March Madness: Judge Peck Issues New TAR Opinion

College playoff basketball isn’t the only hot topic this month — so, too, is the matter of using technology-assisted review (TAR). U.S. Magistrate Judge Andrew Peck’s recent order in Rio Tinto Plc v. Vale S.A., allowing the respective parties’ stipulation for using TAR for discovery, has generated a great deal of buzz in the legal world.

Judge Peck began his opinion by drawing upon his earlier one in Da Silva Moore v. Publicis Groupe & MSL Grp., in which he concluded that TAR is an “available tool and should be seriously considered for use in large-data-volume cases where it may save the producing party (or both parties) significant amounts of legal fees in document review.” He goes on to assert that Da Silva Moore case law is now black letter law, “that where the producing party wants to utilize TAR for document review, courts will permit it.”

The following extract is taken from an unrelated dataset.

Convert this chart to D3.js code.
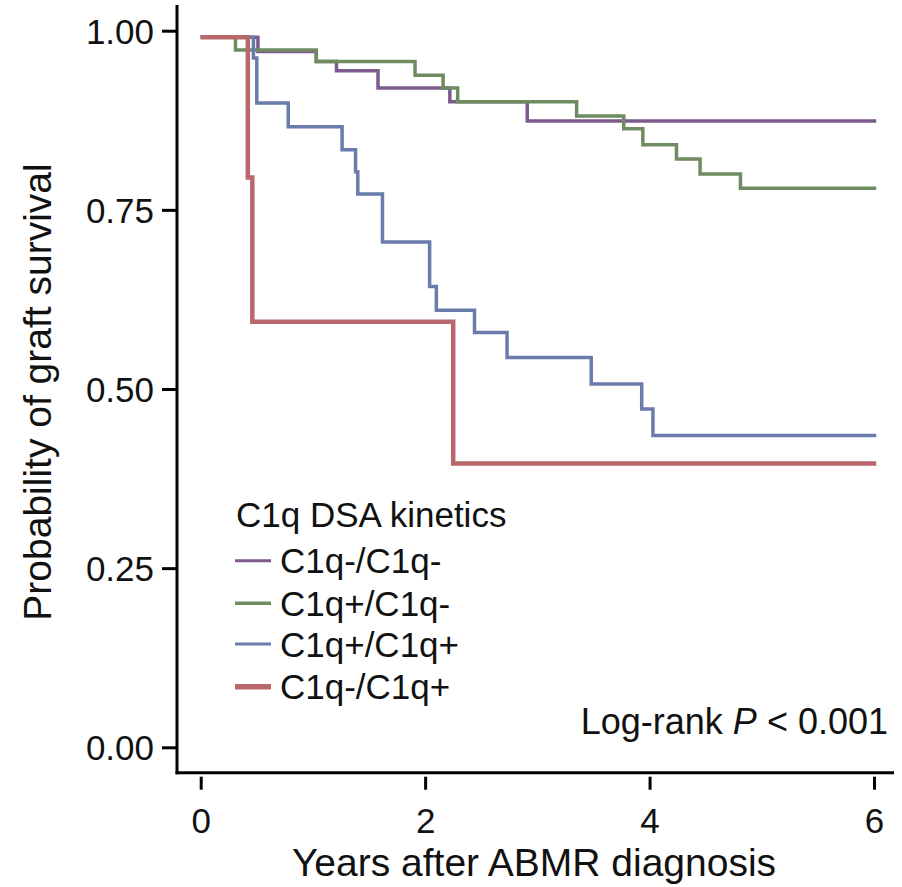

The esteemed judge on many e-Discovery topics addressed the transparency necessary with regard to the seed sets. In Da Silva Moore, he highly recommended transparency. In Rio Tinto, while Judge Peck generally believes in cooperation, he also believes that “requesting parties can insure that training and review was done appropriately by other means, such as statistical estimation of recall at the conclusion of the review as well as by whether there are gaps in the production, and quality control review of samples from the documents categorized as non-responsive.” Therefore, he declines to rule on seed set transparency for the case at hand.

“The Court, however, need not rule on the need for seed set transparency in this case because the parties agreed to a protocol that discloses all non-privileged in the control sets.”

Of particular note by Judge Peck is that “it is inappropriate to hold TAR to a higher standard than keywords or manual review.” By doing so can discourage parties from using TAR “for fear of spending more in motion practice than the savings” associated with the method.

Finally, he affirms that he has written this opinion in response to the interest within the e-Discovery community about TAR cases and protocols. And what an opinion it is. Nothing but net, some would say.